Overview of Current Situation in Yemen

The air strikes delivered by Saudi Arabia against the Houthi rebels in the Yemen have again escalated, what is, effectively, a proxy war between Iran and Saudi Arabia. Iran is backing the Houthi rebels.

Iran & Saudi are engaged in a steady escalation of war as they also continue to train, equip and finance rival militants in the Syrian theatre and to support opposing sides in Iraq, Bahrain, Lebanon and, of course Yemen. Those contacts to whom we have spoken are concerned that there appears to be no real end game and this is a continuing escalation between the two countries, through the lesser and smaller neighbours in the Middle East.

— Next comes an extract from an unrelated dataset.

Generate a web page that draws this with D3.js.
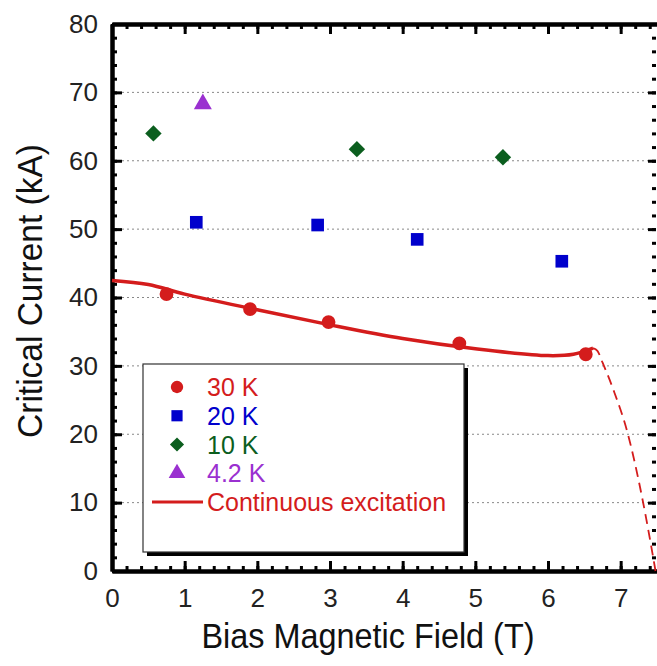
<!DOCTYPE html>
<html lang="en">
<head>
<meta charset="UTF-8">
<title>Critical Current vs Bias Field</title>
<script src="https://cdn.jsdelivr.net/npm/d3@7"></script>
<style>
  body { margin: 0; background: #fff; }
  svg { font-family: Arial, "Liberation Sans", sans-serif; }
</style>
</head>
<body>
<div id="chart"></div>
<script>
// data
var xMajor = [0, 1, 2, 3, 4, 5, 6, 7];
var yMajor = [0, 10, 20, 30, 40, 50, 60, 70, 80];
var grid = [10, 20, 30, 40, 50, 60, 70];

var k30 = [[0.75, 40.5], [1.9, 38.3], [2.98, 36.4], [4.78, 33.3], [6.52, 31.7]];
var k20 = [[1.16, 51.0], [2.83, 50.6], [4.2, 48.5], [6.19, 45.3]];
var k10 = [[0.57, 64.0], [3.37, 61.7], [5.38, 60.5]];
var k42 = [[1.25, 68.3]];

var contSolid = [[0, 42.5], [0.5, 41.9], [1, 40.5], [2, 38.2], [3, 36.0], [4, 34.0],
  [5, 32.5], [6, 31.5], [6.35, 31.7], [6.62, 32.6]];
var contDash = [[6.62, 32.6], [6.68, 32.2], [6.75, 30.5], [6.9, 26.5], [7.1, 20.0], [7.3, 10.5], [7.48, 0]];

var red = "#d41c1c", blue = "#0000cc", green = "#0b5e1e", purple = "#9a30d0";

var W = 657, H = 666;
var svg = d3.select("#chart").append("svg").attr("width", W).attr("height", H);

var x = d3.scaleLinear().domain([0, 7.5]).range([112, 657]);
var y = d3.scaleLinear().domain([0, 80]).range([571, 24]);

// gridlines
svg.selectAll("line.grid").data(grid).enter().append("line")
  .attr("class", "grid")
  .attr("x1", x(0)).attr("x2", x(7.5))
  .attr("y1", function(d){ return y(d); }).attr("y2", function(d){ return y(d); })
  .attr("stroke", "#888").attr("stroke-width", 1).attr("stroke-dasharray", "2,3");

// minor ticks
var xMinor = d3.range(0, 7.51, 0.2);
var yMinor = d3.range(0, 80.1, 2);

function styleAxis(g) {
  g.select(".domain").attr("stroke", "#000").attr("stroke-width", 4);
  g.selectAll(".tick line").attr("stroke", "#000").attr("stroke-width", 3);
  g.selectAll("text").attr("font-size", 26).attr("fill", "#222");
}

// bottom
svg.append("g").attr("transform", "translate(0," + y(0) + ")")
  .call(d3.axisBottom(x).tickValues(xMinor).tickSize(-5).tickSizeOuter(0).tickFormat(""))
  .call(styleAxis);
svg.append("g").attr("transform", "translate(0," + y(0) + ")")
  .call(d3.axisBottom(x).tickValues(xMajor).tickSize(-10).tickSizeOuter(0).tickPadding(18).tickFormat(d3.format("d")))
  .call(styleAxis);
// top
svg.append("g").attr("transform", "translate(0," + y(80) + ")")
  .call(d3.axisTop(x).tickValues(xMinor).tickSize(-5).tickSizeOuter(0).tickFormat(""))
  .call(styleAxis);
svg.append("g").attr("transform", "translate(0," + y(80) + ")")
  .call(d3.axisTop(x).tickValues(xMajor).tickSize(-10).tickSizeOuter(0).tickFormat(""))
  .call(styleAxis);
// left
svg.append("g").attr("transform", "translate(" + x(0) + ",0)")
  .call(d3.axisLeft(y).tickValues(yMinor).tickSize(-5).tickSizeOuter(0).tickFormat(""))
  .call(styleAxis);
svg.append("g").attr("transform", "translate(" + x(0) + ",0)")
  .call(d3.axisLeft(y).tickValues(yMajor).tickSize(-10).tickSizeOuter(0).tickPadding(14).tickFormat(d3.format("d")))
  .call(styleAxis);
// right (ticks only, edge is cut)
var rg = svg.append("g").attr("transform", "translate(656,0)")
  .call(d3.axisRight(y).tickValues(yMinor).tickSize(-4).tickSizeOuter(0).tickFormat(""));
rg.select(".domain").remove();
rg.selectAll(".tick line").attr("stroke", "#000").attr("stroke-width", 3);
var rg2 = svg.append("g").attr("transform", "translate(656,0)")
  .call(d3.axisRight(y).tickValues(yMajor).tickSize(-8).tickSizeOuter(0).tickFormat(""));
rg2.select(".domain").remove();
rg2.selectAll(".tick line").attr("stroke", "#000").attr("stroke-width", 3);

// legend box (under the data)
var lg = svg.append("g");
lg.append("rect").attr("x", 147).attr("y", 368).attr("width", 321).attr("height", 188).attr("fill", "#000");
lg.append("rect").attr("x", 143).attr("y", 364).attr("width", 321).attr("height", 188)
  .attr("fill", "#fff").attr("stroke", "#333").attr("stroke-width", 1.2);

// curve
var line = d3.line().x(function(d){ return x(d[0]); }).y(function(d){ return y(d[1]); }).curve(d3.curveCatmullRom);
svg.append("path").datum(contSolid).attr("d", line)
  .attr("fill", "none").attr("stroke", red).attr("stroke-width", 3.5);
svg.append("path").datum(contDash)
  .attr("d", d3.line().x(function(d){ return x(d[0]); }).y(function(d){ return y(d[1]); }).curve(d3.curveMonotoneX))
  .attr("fill", "none").attr("stroke", red).attr("stroke-width", 1.8).attr("stroke-dasharray", "10,6");

// markers
function sym(type, size) { return d3.symbol().type(type).size(size)(); }
function drawPts(data, type, size, color, rot) {
  svg.append("g").selectAll("path").data(data).enter().append("path")
    .attr("d", sym(type, size))
    .attr("transform", function(d){ return "translate(" + x(d[0]) + "," + y(d[1]) + ")" + (rot ? " rotate(" + rot + ")" : ""); })
    .attr("fill", color);
}
drawPts(k30, d3.symbolCircle, 150, red);
drawPts(k20, d3.symbolSquare, 160, blue);
drawPts(k10, d3.symbolSquare, 135, green, 45);
drawPts(k42, d3.symbolTriangle, 140, purple);

// legend entries
var items = [
  {label: "30 K", color: red, type: d3.symbolCircle, size: 120},
  {label: "20 K", color: blue, type: d3.symbolSquare, size: 125},
  {label: "10 K", color: green, type: d3.symbolSquare, size: 100, rot: 45},
  {label: "4.2 K", color: purple, type: d3.symbolTriangle, size: 120},
  {label: "Continuous excitation", color: red, line: true}
];
var ly = d3.scaleLinear().domain([0, 4]).range([387, 502]);
items.forEach(function(it, i) {
  var yy = ly(i);
  if (it.line) {
    lg.append("line").attr("x1", 152).attr("x2", 203).attr("y1", yy).attr("y2", yy)
      .attr("stroke", it.color).attr("stroke-width", 3);
  } else {
    lg.append("path").attr("d", sym(it.type, it.size))
      .attr("transform", "translate(177," + yy + ")" + (it.rot ? " rotate(" + it.rot + ")" : ""))
      .attr("fill", it.color);
  }
  lg.append("text").attr("x", 207).attr("y", yy).attr("dy", "0.36em")
    .attr("font-size", 25).attr("fill", it.color).text(it.label);
});

// axis titles
svg.append("text").attr("transform", "translate(368,648) scale(0.9,1)").attr("text-anchor", "middle")
  .attr("font-size", 36).attr("fill", "#111").text("Bias Magnetic Field (T)");
svg.append("text").attr("transform", "translate(42,291) rotate(-90) scale(0.93,1)").attr("text-anchor", "middle")
  .attr("font-size", 36).attr("fill", "#111").text("Critical Current (kA)");
</script>
</body>
</html>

However, although Iran continues to support the Houthi, the group have been able to press on across Yemen, feeding on and encouraging the disillusion of the populace with the Abd-Rabbu Mansour Hadi Govt. Also the Houthi have an alliance with the regime of the former President Ali Abdullah Saleh. Therefore, whilst Iran is helping to put a proverbial edge on the Houthi blade, Iran is neither the cause nor a major player in this civil war.

The Saudi Arabian’s and Iranians have a long time hatred and suspicion of one another, which probably began to take form in the 1979 Islamic Revolution. The intense and dramatic Islamic rhetoric effectively challenged and threatened the legitimacy of the Saudi Arabian regime. Ayatollah Khomeini had a natural appeal to the oppressed peoples of the region, offering them support to achieve freedom, equality and an end to injustice.

Saudi Arabia sought to undercut that rhetoric by highlighting Iran’s Shiism, and by promoting intolerant versions of Wahhabi Islam that, among other unsavoury qualities, encouraged vitriolic anti-Shia sentiments which gathered speed across the region and other areas of the globe.

This foundation was used to support all the incidents that have rolled across and through the Middle East from this time onward, including the continued engagement by the US on a variety of issues.

Effectively, Saudi’s fear of Iran appears to have clouded the country’s judgement. With regard to this fear and Zenophobia, extensive aerial bombing of the Houthi’s by the Saudi’s is unlikely to bring the Houthi’s to the negotiating table. The Saudi’s are believed to be conducting this increased bombing so they are seen as “standing up” to Iran.

Add to this that AQ is also operating out of Yemen and the US continues to support Saudi led operations in Yemen as the Saudi’s are co-ordinating with Hadi loyal forces in Yemen.

Continued airstrikes against the Houthis have destroyed Yemen’s air defence systems and it is expected that the Saudi’s will likely now target the Houthi weapons depots and military convoys. If former President Saleh ends his support for the Houthis, the group will be weakened significantly and possibly unlikely to hold or maintain their territorial gains, South of Sana’a.

Both al Qaeda in the Arabian Peninsula (AQAP) and ISIS will likely be able to seize on this advantage of the security vacuum in southern and eastern Yemen in order to expand, as they have done elsewhere to substantial effect.

However you look at this, it appears that the Yemen is another section of the Middle East, which is slowly beginning to unwind as all the previous major powers begin to fight with one another, for political and religious supremacy. Local contacts are also concerned that Egypt may well start to become engaged in this conflict.